On the other side of that definition, engineering doesn't even require code, but would be architecture with deep technical understanding that allows you to create the tasks that you hand off to individual coders.
> By this definition, anyone hired to be a code contributor, and not operating at the architecture level, isn't an engineer.
You say that as if it’s not true, but it is. And even then, still not always.
Engineer is a regulated term in Canada. If you’re not licensed, you’re not an engineer. If you say you are and acting as one in a professional capacity you are comitting fraud.
The amount of delulu Americans larping as engineers is always good for a laugh.
We recognized socially that people who engineer things need to have professional ethics and carry liability for their projects.
The whole reason we have engineers is because we used to let anyone call themselves that and lo and behold a bunch of bridges collapsed under load and killed people. Who could’ve thought?!
Almost 2/3rds of the professionals in my family are licensed engineers and we take it extremely seriously.
Canada has only been actually licensing software engineers for a short time compared to other disciplines - but the industry as a whole is due for a reckoning.
Sure, and that's laudable, both for Canada and for your family. But most other countries don't have such a professional certification program, and since a ton of brilliant creators of software never had one, should we declare them fake engineers? People like John Carmack, Fabrice Bellard, Richard Hipp, Linus Torvalds... I think ultimately results speak for themselves. Surely there are plenty of middling licensed Canadian software engineers as well. Let's not police language like this.
It’s not about skill level it’s about accountability and ethics.
If a bug that Linus introduces into the kernel kills someone, is he held accountable? No, of course not the kernel is provided without warranty or any kind of guarantee of fitness.
He’s not an engineer.
He’s a programmer. A very very good one. But he’s not an engineer.
There are many who built careers around being essentially software assembly liners. Glue together framework/library bits, following well-trod paths. Get really good at Googling and grabbing code from Stack Overflow when you have to go off the path or solve problems.
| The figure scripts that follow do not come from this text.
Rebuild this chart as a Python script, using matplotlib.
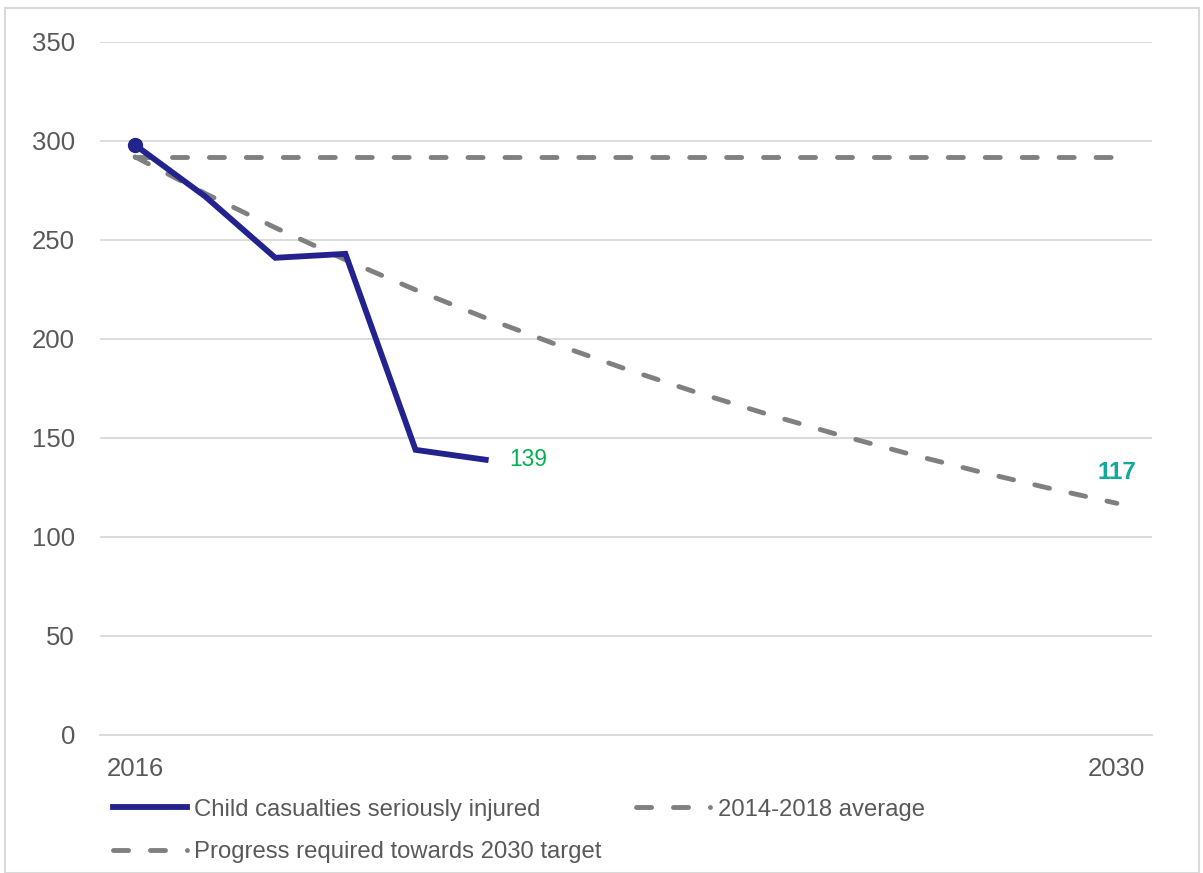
import numpy as np
import matplotlib
matplotlib.use('Agg')
import matplotlib.pyplot as plt
from matplotlib.patches import Rectangle

plt.rcParams['font.family'] = ['Liberation Sans', 'DejaVu Sans']

# --- data ---
years = [str(y) for y in range(2016, 2031)]
shown_ticks = ['2016', '2030']
casualties = [298, 272, 241, 243, 144, 139]            # 2016-2021
average_1418 = [292] * 15                              # flat baseline
progress = [292, 273.5, 256.2, 240.0, 224.8, 210.6, 197.3, 184.8,
            173.1, 162.2, 151.9, 142.3, 133.3, 124.9, 117]
last_label = '139'
target_label = '117'

blue = '#23238E'
grey = '#808080'
txt = '#595959'

fig = plt.figure(figsize=(12.03, 8.73), dpi=100)
ax = fig.add_axes([0.0831, 0.1581, 0.8745, 0.7938])

x = np.arange(len(years))

ax.plot(x, average_1418, color=grey, lw=3.5, dashes=(3.1, 4.5),
        dash_capstyle='round', label='2014-2018 average', zorder=2)
ax.plot(x, progress, color=grey, lw=3.5, dashes=(3.1, 4.5),
        dash_capstyle='round', label='Progress required towards 2030 target', zorder=2)
ax.plot(x[:len(casualties)], casualties, color=blue, lw=4.2,
        solid_joinstyle='miter', label='Child casualties seriously injured', zorder=3)
ax.plot(x[0], casualties[0], 'o', color=blue, ms=10, zorder=4)

ax.text(x[len(casualties) - 1] + 0.33, casualties[-1], last_label,
        color='#00B050', fontsize=16.4, va='center', ha='left')
ax.text(x[-1], progress[-1] + 15.5, target_label, color='#12A89A',
        fontsize=17.5, fontweight='bold', va='center', ha='center')

ax.set_xlim(-0.5, len(years) - 0.5)
ax.set_ylim(0, 350)
ax.set_yticks(np.arange(0, 351, 50))
ax.set_xticks([years.index(t) for t in shown_ticks])
ax.set_xticklabels(shown_ticks)
ax.tick_params(length=0, labelsize=18.5, colors=txt)
ax.tick_params(axis='y', pad=18)
ax.tick_params(axis='x', pad=16)
ax.grid(axis='y', color='#D9D9D9', lw=1.3)
ax.set_axisbelow(True)
for s in ['top', 'right', 'left']:
    ax.spines[s].set_visible(False)
ax.spines['bottom'].set_color('#D9D9D9')
ax.spines['bottom'].set_linewidth(1.3)

h, l = ax.get_legend_handles_labels()
order = [2, 1, 0]
leg = fig.legend([h[i] for i in order], [l[i] for i in order], ncol=2,
                 loc='upper left', bbox_to_anchor=(0.094, 0.085),
                 frameon=False, fontsize=17.2, handlelength=3.1,
                 handletextpad=0.3, columnspacing=1.45, labelspacing=0.85,
                 borderpad=0, borderaxespad=0)
for t in leg.get_texts():
    t.set_color(txt)

fig.patches.append(Rectangle((5 / 1203, 0), 1194 / 1203, 1 - 8 / 873,
                             transform=fig.transFigure, fill=False,
                             edgecolor='#D9D9D9', lw=1.5))

fig.savefig('out.png', dpi=100)
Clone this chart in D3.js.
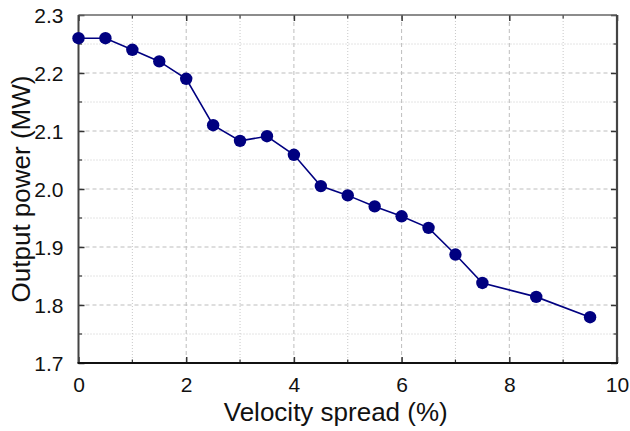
<!DOCTYPE html>
<html>
<head>
<meta charset="utf-8">
<script src="https://cdn.jsdelivr.net/npm/d3@7"></script>
<style>
  html, body { margin: 0; padding: 0; background: #fff; }
  svg { display: block; font-family: "Liberation Sans", Arial, sans-serif; }
</style>
</head>
<body>
<svg id="chart" width="630" height="431"></svg>
<script>
// Output power versus electron velocity spread
const spread = [0, 0.5, 1, 1.5, 2, 2.5, 3, 3.5, 4, 4.5, 5, 5.5, 6, 6.5, 7, 7.5, 8.5, 9.5];
const power  = [2.26, 2.26, 2.24, 2.22, 2.19, 2.11, 2.083, 2.091, 2.059, 2.005, 1.989, 1.970, 1.953, 1.933, 1.887, 1.838, 1.814, 1.779];

const xMajor = [0, 2, 4, 6, 8, 10];
const xMinor = [1, 3, 5, 7, 9];
const yMajor = [1.7, 1.8, 1.9, 2.0, 2.1, 2.2, 2.3];
const yMinor = [1.75, 1.85, 1.95, 2.05, 2.15, 2.25];

const margin = { left: 78.5, right: 13, top: 15, bottom: 68 };
const W = 630, H = 431;
const iw = W - margin.left - margin.right;
const ih = H - margin.top - margin.bottom;

const svg = d3.select("#chart");
const g = svg.append("g").attr("transform", `translate(${margin.left},${margin.top})`);

const x = d3.scaleLinear().domain([0, 10]).range([0, iw]);
const y = d3.scaleLinear().domain([1.7, 2.3]).range([ih, 0]);

// grid: dashed at major ticks, dotted at minor ticks
const grid = g.append("g").attr("class", "grid");
grid.selectAll("line.xmaj").data(xMajor.slice(1, -1)).join("line")
  .attr("x1", d => x(d)).attr("x2", d => x(d)).attr("y1", 0).attr("y2", ih)
  .attr("stroke", "#bdbdbd").attr("stroke-width", 1).attr("stroke-dasharray", "4,3");
grid.selectAll("line.xmin").data(xMinor).join("line")
  .attr("x1", d => x(d)).attr("x2", d => x(d)).attr("y1", 0).attr("y2", ih)
  .attr("stroke", "#c8c8c8").attr("stroke-width", 1).attr("stroke-dasharray", "1,2");
grid.selectAll("line.ymaj").data(yMajor.slice(1, -1)).join("line")
  .attr("y1", d => y(d)).attr("y2", d => y(d)).attr("x1", 0).attr("x2", iw)
  .attr("stroke", "#bdbdbd").attr("stroke-width", 1).attr("stroke-dasharray", "4,3");
grid.selectAll("line.ymin").data(yMinor).join("line")
  .attr("y1", d => y(d)).attr("y2", d => y(d)).attr("x1", 0).attr("x2", iw)
  .attr("stroke", "#c8c8c8").attr("stroke-width", 1).attr("stroke-dasharray", "1,2");

// inward ticks on all four sides
const fmtY = d3.format(".1f");
const bottomAxis = d3.axisBottom(x).tickValues(xMajor).tickSizeInner(-6).tickSizeOuter(0).tickPadding(14).tickFormat(d3.format("d"));
const leftAxis = d3.axisLeft(y).tickValues(yMajor).tickSizeInner(-6).tickSizeOuter(0).tickPadding(15).tickFormat(fmtY);

const ax = g.append("g").attr("transform", `translate(0,${ih})`).call(bottomAxis);
const ay = g.append("g").call(leftAxis);
[ax, ay].forEach(a => {
  a.select(".domain").remove();
  a.selectAll(".tick line").attr("stroke", "#333").attr("stroke-width", 1.5);
  a.selectAll(".tick text").attr("fill", "#111").style("font-size", "21px")
    .style("font-family", "'Liberation Sans', Arial, sans-serif");
});
ay.selectAll(".tick text").attr("dy", "0.36em");

const topAxis = d3.axisTop(x).tickValues(xMajor).tickSizeInner(-6).tickSizeOuter(0).tickFormat("");
const rightAxis = d3.axisRight(y).tickValues(yMajor).tickSizeInner(-6).tickSizeOuter(0).tickFormat("");
const at = g.append("g").call(topAxis);
const ar = g.append("g").attr("transform", `translate(${iw},0)`).call(rightAxis);
[at, ar].forEach(a => {
  a.select(".domain").remove();
  a.selectAll(".tick line").attr("stroke", "#333").attr("stroke-width", 1.5);
});

// minor ticks
const minorTicks = g.append("g").attr("stroke", "#333").attr("stroke-width", 1.2);
xMinor.forEach(d => {
  minorTicks.append("line").attr("x1", x(d)).attr("x2", x(d)).attr("y1", ih).attr("y2", ih - 3.5);
  minorTicks.append("line").attr("x1", x(d)).attr("x2", x(d)).attr("y1", 0).attr("y2", 3.5);
});
yMinor.forEach(d => {
  minorTicks.append("line").attr("y1", y(d)).attr("y2", y(d)).attr("x1", 0).attr("x2", 3.5);
  minorTicks.append("line").attr("y1", y(d)).attr("y2", y(d)).attr("x1", iw).attr("x2", iw - 3.5);
});

// frame
g.append("line").attr("x1", 0).attr("x2", iw).attr("y1", 0).attr("y2", 0)
  .attr("stroke", "#666").attr("stroke-width", 1.5);
g.append("line").attr("x1", iw).attr("x2", iw).attr("y1", 0).attr("y2", ih)
  .attr("stroke", "#444").attr("stroke-width", 2.2);
g.append("line").attr("x1", 0).attr("x2", 0).attr("y1", 0).attr("y2", ih)
  .attr("stroke", "#444").attr("stroke-width", 2);
g.append("line").attr("x1", -1).attr("x2", iw + 1).attr("y1", ih).attr("y2", ih)
  .attr("stroke", "#111").attr("stroke-width", 2);

// data line and markers
const pts = spread.map((s, i) => ({ s, p: power[i] }));
g.append("path").datum(pts)
  .attr("fill", "none").attr("stroke", "#000080").attr("stroke-width", 1.6)
  .attr("d", d3.line().x(d => x(d.s)).y(d => y(d.p)));
g.selectAll("circle.pt").data(pts).join("circle")
  .attr("class", "pt")
  .attr("cx", d => x(d.s)).attr("cy", d => y(d.p)).attr("r", 6.2)
  .attr("fill", "#000080");

// axis titles
svg.append("text")
  .attr("x", margin.left + iw / 2 - 12).attr("y", 421)
  .attr("text-anchor", "middle").attr("fill", "#111")
  .style("font-size", "26px")
  .text("Velocity spread (%)");
svg.append("text")
  .attr("transform", `translate(30,${margin.top + ih / 2}) rotate(-90)`)
  .attr("text-anchor", "middle").attr("fill", "#111")
  .style("font-size", "26px")
  .text("Output power (MW)");
</script>
</body>
</html>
You just described essentially what those coding "boot camps" taught people to do. Something you can learn in 12 weeks always seemed to me to be a job at high risk of automation.
Unfortunately, many "computer science" curricula weren't much better, and so now we have hordes of unemployed people with a skillset about as relevant as being able to hand-assemble ZRA1 code.
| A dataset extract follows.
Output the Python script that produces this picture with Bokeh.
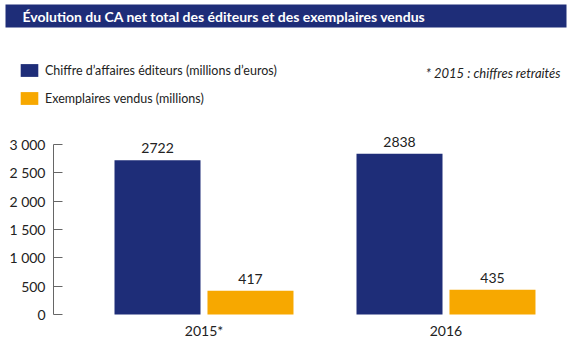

Both boot camps and academia do a poor job of preparing developers for a real career, they just started at opposite ends of the problem and never provide enough depth to get to the good part in the middle.
(I'm a very biased self-taught developer from the late 1990s who just happened to hit the industry at the perfect time)
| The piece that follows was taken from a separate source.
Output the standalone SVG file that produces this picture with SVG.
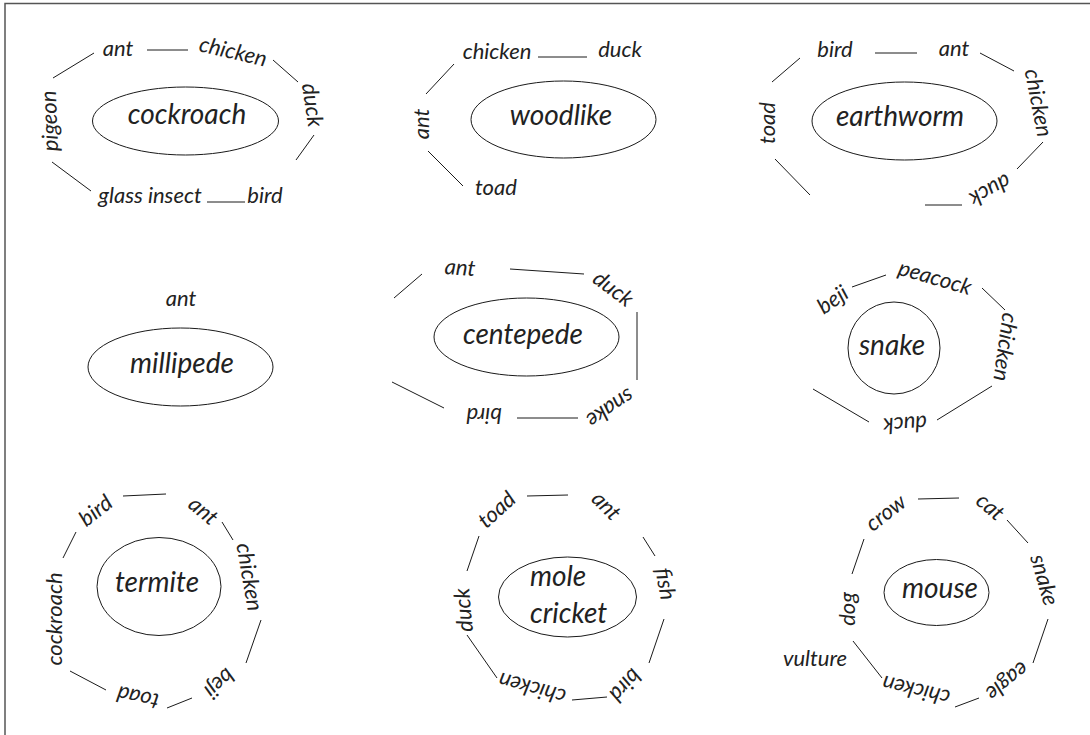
<svg xmlns="http://www.w3.org/2000/svg" width="1090" height="735" viewBox="0 0 1090 735">
<style>
text{font-family:"Lato","Open Sans","Liberation Sans",sans-serif;font-style:italic;font-weight:400;fill:#222;text-anchor:middle}
.l{font-size:22px}
.c{font-size:28px}
.e{fill:none;stroke:#1a1a1a;stroke-width:1}
#connectors line{stroke:#1a1a1a;stroke-width:1}
</style>
<rect width="1090" height="735" fill="#fff"/>
<path d="M5,735 V3.5 H1090" fill="none" stroke="#555" stroke-width="1.5"/>
<g id="connectors">
<line x1="147" y1="50" x2="188" y2="50"/>
<line x1="273" y1="60" x2="298" y2="82"/>
<line x1="314" y1="135" x2="296" y2="160"/>
<line x1="207" y1="202" x2="245" y2="202"/>
<line x1="52" y1="162" x2="91" y2="191"/>
<line x1="53" y1="78" x2="94" y2="53"/>
<line x1="538" y1="57" x2="587" y2="57"/>
<line x1="454" y1="64" x2="426" y2="94"/>
<line x1="428" y1="151" x2="463" y2="186"/>
<line x1="875" y1="53" x2="917" y2="53"/>
<line x1="980" y1="53" x2="1014" y2="71"/>
<line x1="1043" y1="142" x2="1017" y2="169"/>
<line x1="925" y1="205" x2="962" y2="205"/>
<line x1="775" y1="159" x2="810" y2="195"/>
<line x1="772" y1="82" x2="800" y2="58"/>
<line x1="510" y1="269" x2="584" y2="274"/>
<line x1="637" y1="312" x2="637" y2="380"/>
<line x1="517" y1="418" x2="578" y2="418"/>
<line x1="392" y1="382" x2="444" y2="408"/>
<line x1="394" y1="298" x2="422" y2="274"/>
<line x1="852" y1="287" x2="886" y2="275"/>
<line x1="982" y1="288" x2="1005" y2="310"/>
<line x1="992" y1="386" x2="937" y2="420"/>
<line x1="869" y1="422" x2="813" y2="389"/>
<line x1="123" y1="496" x2="166" y2="494"/>
<line x1="222" y1="522" x2="233" y2="540"/>
<line x1="261" y1="620" x2="246" y2="663"/>
<line x1="192" y1="698" x2="167" y2="708"/>
<line x1="106" y1="690" x2="70" y2="671"/>
<line x1="63" y1="558" x2="76" y2="532"/>
<line x1="527" y1="496" x2="568" y2="495"/>
<line x1="643" y1="537" x2="655" y2="556"/>
<line x1="664" y1="619" x2="649" y2="663"/>
<line x1="607" y1="697" x2="572" y2="700"/>
<line x1="497" y1="678" x2="467" y2="635"/>
<line x1="467" y1="571" x2="479" y2="536"/>
<line x1="918" y1="499" x2="959" y2="498"/>
<line x1="1007" y1="520" x2="1028" y2="543"/>
<line x1="1048" y1="619" x2="1033" y2="663"/>
<line x1="979" y1="698" x2="955" y2="707"/>
<line x1="882" y1="678" x2="853" y2="641"/>
<line x1="852" y1="574" x2="864" y2="539"/>
</g>

<g id="cockroach"><ellipse class="e" cx="185.5" cy="121" rx="93" ry="34"/><text class="c" x="187" y="124">cockroach</text></g>
<g id="p1-ant"><text class="l" x="118" y="56">ant</text></g>
<g id="p1-chicken"><text class="l" transform="translate(233,52) rotate(13)" y="7">chicken</text></g>
<g id="p1-duck"><text class="l" transform="translate(312,105) rotate(81)" y="7">duck</text></g>
<g id="p1-bird"><text class="l" x="265" y="203">bird</text></g>
<g id="p1-glass"><text class="l" x="150" y="203">glass insect</text></g>
<g id="p1-pigeon"><text class="l" transform="translate(50,121) rotate(-92)" y="7">pigeon</text></g>

<g id="woodlike"><ellipse class="e" cx="563.5" cy="119.5" rx="92.5" ry="38.5"/><text class="c" x="561" y="125">woodlike</text></g>
<g id="p2-chicken"><text class="l" x="497" y="59">chicken</text></g>
<g id="p2-duck"><text class="l" x="620" y="57">duck</text></g>
<g id="p2-ant"><text class="l" transform="translate(422,124) rotate(-90)" y="7">ant</text></g>
<g id="p2-toad"><text class="l" x="496" y="195">toad</text></g>

<g id="earthworm"><ellipse class="e" cx="904.5" cy="121" rx="92.5" ry="39"/><text class="c" x="900" y="126">earthworm</text></g>
<g id="p3-bird"><text class="l" x="835" y="57">bird</text></g>
<g id="p3-ant"><text class="l" x="954" y="56">ant</text></g>
<g id="p3-chicken"><text class="l" transform="translate(1038,103) rotate(79)" y="7">chicken</text></g>
<g id="p3-duck"><text class="l" transform="translate(990,190) rotate(151)" y="7">duck</text></g>
<g id="p3-toad"><text class="l" transform="translate(768,123) rotate(-90)" y="7">toad</text></g>

<g id="millipede"><ellipse class="e" cx="180.5" cy="367" rx="92.5" ry="39"/><text class="c" x="182" y="373">millipede</text></g>
<g id="p4-ant"><text class="l" x="181" y="306">ant</text></g>

<g id="centepede"><ellipse class="e" cx="526.5" cy="337" rx="92.5" ry="39"/><text class="c" x="523" y="344">centepede</text></g>
<g id="p5-ant"><text class="l" transform="translate(460,268) rotate(4)" y="7">ant</text></g>
<g id="p5-duck"><text class="l" transform="translate(613,289) rotate(37)" y="7">duck</text></g>
<g id="p5-snake"><text class="l" transform="translate(610,408) rotate(146)" y="7">snake</text></g>
<g id="p5-bird"><text class="l" transform="translate(484,415) rotate(180)" y="7">bird</text></g>

<g id="snake"><circle class="e" cx="894" cy="348" r="46"/><text class="c" x="892" y="355">snake</text></g>
<g id="p6-beji"><text class="l" transform="translate(833,300) rotate(-35)" y="7">beji</text></g>
<g id="p6-peacock"><text class="l" transform="translate(935,278) rotate(16)" y="7">peacock</text></g>
<g id="p6-chicken"><text class="l" transform="translate(1005,347) rotate(98)" y="7">chicken</text></g>
<g id="p6-duck"><text class="l" transform="translate(905,424) rotate(176)" y="7">duck</text></g>

<g id="termite"><ellipse class="e" cx="159" cy="586.5" rx="62" ry="49"/><text class="c" x="157" y="592">termite</text></g>
<g id="p7-bird"><text class="l" transform="translate(96,511) rotate(-38)" y="7">bird</text></g>
<g id="p7-ant"><text class="l" transform="translate(203,511) rotate(40)" y="7">ant</text></g>
<g id="p7-chicken"><text class="l" transform="translate(249,577) rotate(80)" y="7">chicken</text></g>
<g id="p7-beji"><text class="l" transform="translate(219,683) rotate(137)" y="7">beji</text></g>
<g id="p7-toad"><text class="l" transform="translate(138,697) rotate(192)" y="7">toad</text></g>
<g id="p7-cockroach"><text class="l" transform="translate(55,619) rotate(-90)" y="7">cockroach</text></g>

<g id="mole-cricket"><ellipse class="e" cx="567.5" cy="597" rx="69" ry="40"/><text class="c" x="530" y="586" style="text-anchor:start">mole</text><text class="c" x="530" y="623" style="text-anchor:start">cricket</text></g>
<g id="p8-toad"><text class="l" transform="translate(497,510) rotate(-42)" y="7">toad</text></g>
<g id="p8-ant"><text class="l" transform="translate(606,506) rotate(45)" y="7">ant</text></g>
<g id="p8-fish"><text class="l" transform="translate(665,584) rotate(80)" y="7">fish</text></g>
<g id="p8-bird"><text class="l" transform="translate(625,685) rotate(132)" y="7">bird</text></g>
<g id="p8-chicken"><text class="l" transform="translate(532,688) rotate(195)" y="7">chicken</text></g>
<g id="p8-duck"><text class="l" transform="translate(464,610) rotate(-95)" y="7">duck</text></g>

<g id="mouse"><ellipse class="e" cx="936.5" cy="592.5" rx="52.5" ry="33"/><text class="c" x="940" y="598">mouse</text></g>
<g id="p9-crow"><text class="l" transform="translate(886,513) rotate(-38)" y="7">crow</text></g>
<g id="p9-cat"><text class="l" transform="translate(990,507) rotate(40)" y="7">cat</text></g>
<g id="p9-snake"><text class="l" transform="translate(1044,580) rotate(74)" y="7">snake</text></g>
<g id="p9-eagle"><text class="l" transform="translate(1007,681) rotate(141)" y="7">eagle</text></g>
<g id="p9-chicken"><text class="l" transform="translate(916,690) rotate(193)" y="7">chicken</text></g>
<g id="p9-vulture"><text class="l" x="815" y="666">vulture</text></g>
<g id="p9-dog"><text class="l" transform="translate(848,609) rotate(-90)" y="7">dog</text></g>
</svg>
Seeing some of these retirement comments, as a 49 year old developer who has been doing this since the late 1990s, I'll be honest, I can't relate. I have no interest in retiring anytime soon.
I still see a ton of frontier to explore, and personally I love AI. I've always loved writing code, but was always frustrated at how it took at trudge through learning new languages and approaches, and all of the plumbing and boilerplate it took to actually build something. I've always enjoyed having extensive breadth about many languages in addition to the few that I had extreme depth in.
In other words, I don't feel AI has taken something I love away, but has removed barriers to finally build solutions in a way that maps perfectly with my brain.
I think it really does come down to a theory I've seen here a few times: if you were the kind of developer (code artisan) for whom the code was the point, AI sucks. If you were the kind of developer (problem solver), for whom the code was just the tool at hand to solve the problem, AI is awesome.
And if I may cynical for a moment, there's the third category, which is probably a subset of the first: the framework gluers/bunker sitters that really felt no reason to try to expand beyond their reasonably well-paid nest.